Looking back, this dark theme is actually the backbone of his whole story; the injuries, the chronic pain, his basketball career that was disappointingly cut short because of it, and the deaths of his coach, teammates and family, although redeemed in parts by his athletic (multiple NBA championships) and academic (studying at Stanford Law School while playing for the San Diego Clippers, which I had no idea about) successes.
Up until reading this book, I had always assumed that writing is the best way for someone to communicate their ethos. But when reading Bill Walton’s book, I felt that the part of him that I wanted to connect to the most - the fun-loving, gracious, gregarious, spontaneous, welcoming, encyclopedia-like, insanely interesting to the point of being, for me, almost mythical - was not there. When the facts are laid out, it’s hard to deny that it was a story with a lot of sadness, frustration, and disappointment.
But there’s the other interpretation that maybe this is purely Bill communicating his ethos. That this book was simply as accurately as Bill could have depicted his own life. That the Bill I thought I knew through his broadcasting was him when he got to briefly forget about the pain he was constantly going through.

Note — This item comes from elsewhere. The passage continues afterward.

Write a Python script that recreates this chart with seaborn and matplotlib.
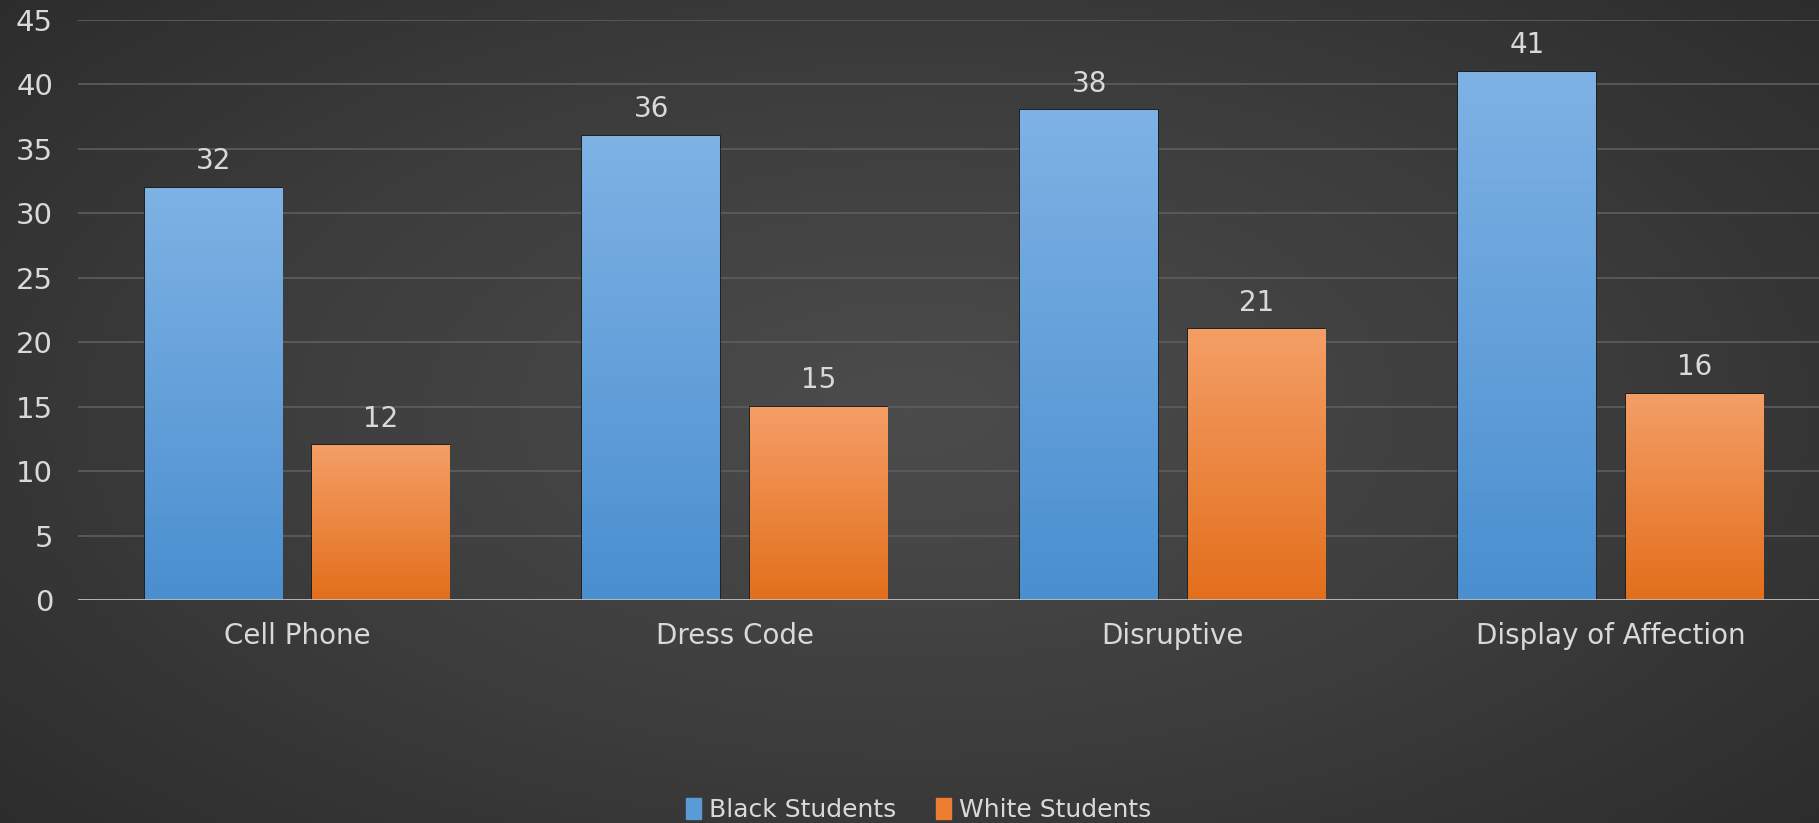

Whatever the reason may have been, one thing that can be said for certain is that I couldn’t see anything resembling Bill’s broadcasting in Bill’s writing. In fact Bill the broadcaster and Bill the writer feel like they very well could be completely different people. It made me aware (and it makes me feel embarrassingly naive when I type it out) that the medium in which a person expresses their art can have such a large effect on what’s communicated.
I’ll miss Bill. Thanks for giving many people a reason to feel excited even with everything you were going through.